(Collected data entries):
* START *

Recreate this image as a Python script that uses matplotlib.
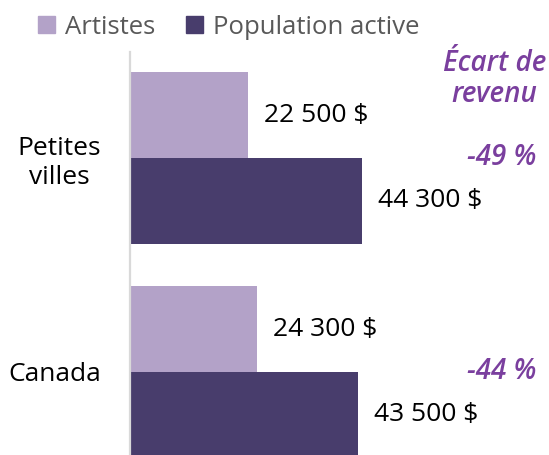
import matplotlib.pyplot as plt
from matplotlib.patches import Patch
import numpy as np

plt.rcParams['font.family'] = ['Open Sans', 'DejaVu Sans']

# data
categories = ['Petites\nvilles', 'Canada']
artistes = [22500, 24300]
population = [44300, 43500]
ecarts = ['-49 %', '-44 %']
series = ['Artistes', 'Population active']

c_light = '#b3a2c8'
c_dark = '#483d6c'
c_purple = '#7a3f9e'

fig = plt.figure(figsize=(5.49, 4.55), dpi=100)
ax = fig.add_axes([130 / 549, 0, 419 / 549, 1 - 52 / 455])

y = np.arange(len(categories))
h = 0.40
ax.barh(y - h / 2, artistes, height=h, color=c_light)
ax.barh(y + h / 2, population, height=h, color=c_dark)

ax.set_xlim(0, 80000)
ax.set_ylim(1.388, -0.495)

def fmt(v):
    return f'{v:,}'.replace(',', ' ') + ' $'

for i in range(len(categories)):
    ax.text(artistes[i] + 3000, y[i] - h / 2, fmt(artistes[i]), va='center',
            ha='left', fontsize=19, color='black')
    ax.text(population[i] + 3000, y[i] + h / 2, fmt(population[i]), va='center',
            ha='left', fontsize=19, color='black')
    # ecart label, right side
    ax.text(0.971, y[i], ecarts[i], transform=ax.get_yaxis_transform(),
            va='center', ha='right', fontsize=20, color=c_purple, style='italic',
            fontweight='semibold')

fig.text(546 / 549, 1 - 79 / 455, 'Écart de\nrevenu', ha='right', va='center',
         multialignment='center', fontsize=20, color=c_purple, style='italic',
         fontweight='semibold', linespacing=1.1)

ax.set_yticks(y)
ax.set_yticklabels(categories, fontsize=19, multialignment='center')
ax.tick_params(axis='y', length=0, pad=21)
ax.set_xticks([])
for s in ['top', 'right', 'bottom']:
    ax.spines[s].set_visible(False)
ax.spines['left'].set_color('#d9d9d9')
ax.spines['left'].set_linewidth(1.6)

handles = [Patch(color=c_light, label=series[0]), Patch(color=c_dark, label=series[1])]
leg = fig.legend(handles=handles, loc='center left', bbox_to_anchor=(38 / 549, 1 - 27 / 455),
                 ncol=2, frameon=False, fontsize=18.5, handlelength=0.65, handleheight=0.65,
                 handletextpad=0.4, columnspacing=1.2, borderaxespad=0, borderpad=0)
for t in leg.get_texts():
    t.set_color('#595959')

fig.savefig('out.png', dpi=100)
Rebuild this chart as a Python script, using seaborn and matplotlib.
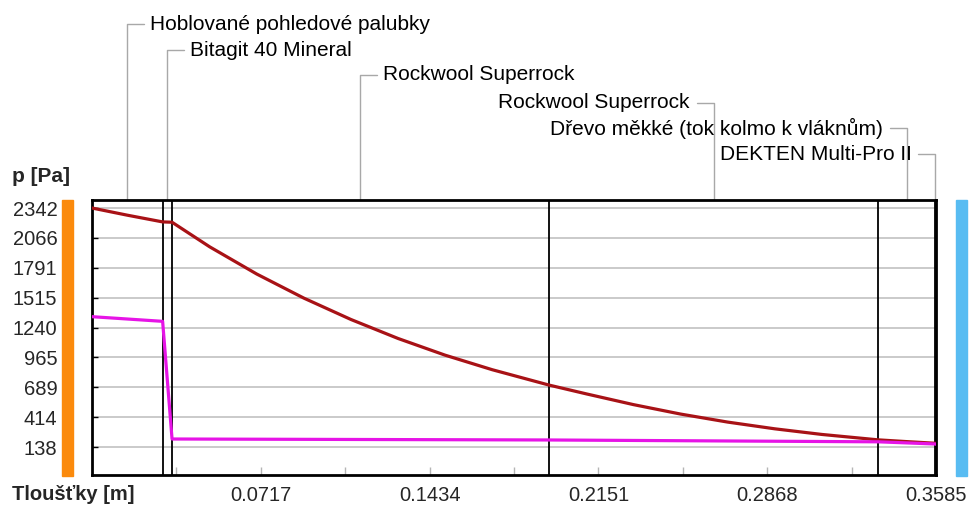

* END *

(SET EXERCISE): Can you repeat every record above exactly, apart from the pictures?

(SOLUTION FOR THIS PROBLEM):
Recreate this image as a Python script that uses matplotlib.
import matplotlib.pyplot as plt
from matplotlib.patches import Patch
import numpy as np

plt.rcParams['font.family'] = ['Open Sans', 'DejaVu Sans']

# data
categories = ['Petites\nvilles', 'Canada']
artistes = [22500, 24300]
population = [44300, 43500]
ecarts = ['-49 %', '-44 %']
series = ['Artistes', 'Population active']

c_light = '#b3a2c8'
c_dark = '#483d6c'
c_purple = '#7a3f9e'

fig = plt.figure(figsize=(5.49, 4.55), dpi=100)
ax = fig.add_axes([130 / 549, 0, 419 / 549, 1 - 52 / 455])

y = np.arange(len(categories))
h = 0.40
ax.barh(y - h / 2, artistes, height=h, color=c_light)
ax.barh(y + h / 2, population, height=h, color=c_dark)

ax.set_xlim(0, 80000)
ax.set_ylim(1.388, -0.495)

def fmt(v):
    return f'{v:,}'.replace(',', ' ') + ' $'

for i in range(len(categories)):
    ax.text(artistes[i] + 3000, y[i] - h / 2, fmt(artistes[i]), va='center',
            ha='left', fontsize=19, color='black')
    ax.text(population[i] + 3000, y[i] + h / 2, fmt(population[i]), va='center',
            ha='left', fontsize=19, color='black')
    # ecart label, right side
    ax.text(0.971, y[i], ecarts[i], transform=ax.get_yaxis_transform(),
            va='center', ha='right', fontsize=20, color=c_purple, style='italic',
            fontweight='semibold')

fig.text(546 / 549, 1 - 79 / 455, 'Écart de\nrevenu', ha='right', va='center',
         multialignment='center', fontsize=20, color=c_purple, style='italic',
         fontweight='semibold', linespacing=1.1)

ax.set_yticks(y)
ax.set_yticklabels(categories, fontsize=19, multialignment='center')
ax.tick_params(axis='y', length=0, pad=21)
ax.set_xticks([])
for s in ['top', 'right', 'bottom']:
    ax.spines[s].set_visible(False)
ax.spines['left'].set_color('#d9d9d9')
ax.spines['left'].set_linewidth(1.6)

handles = [Patch(color=c_light, label=series[0]), Patch(color=c_dark, label=series[1])]
leg = fig.legend(handles=handles, loc='center left', bbox_to_anchor=(38 / 549, 1 - 27 / 455),
                 ncol=2, frameon=False, fontsize=18.5, handlelength=0.65, handleheight=0.65,
                 handletextpad=0.4, columnspacing=1.2, borderaxespad=0, borderpad=0)
for t in leg.get_texts():
    t.set_color('#595959')

fig.savefig('out.png', dpi=100)
Rebuild this chart as a Python script, using seaborn and matplotlib.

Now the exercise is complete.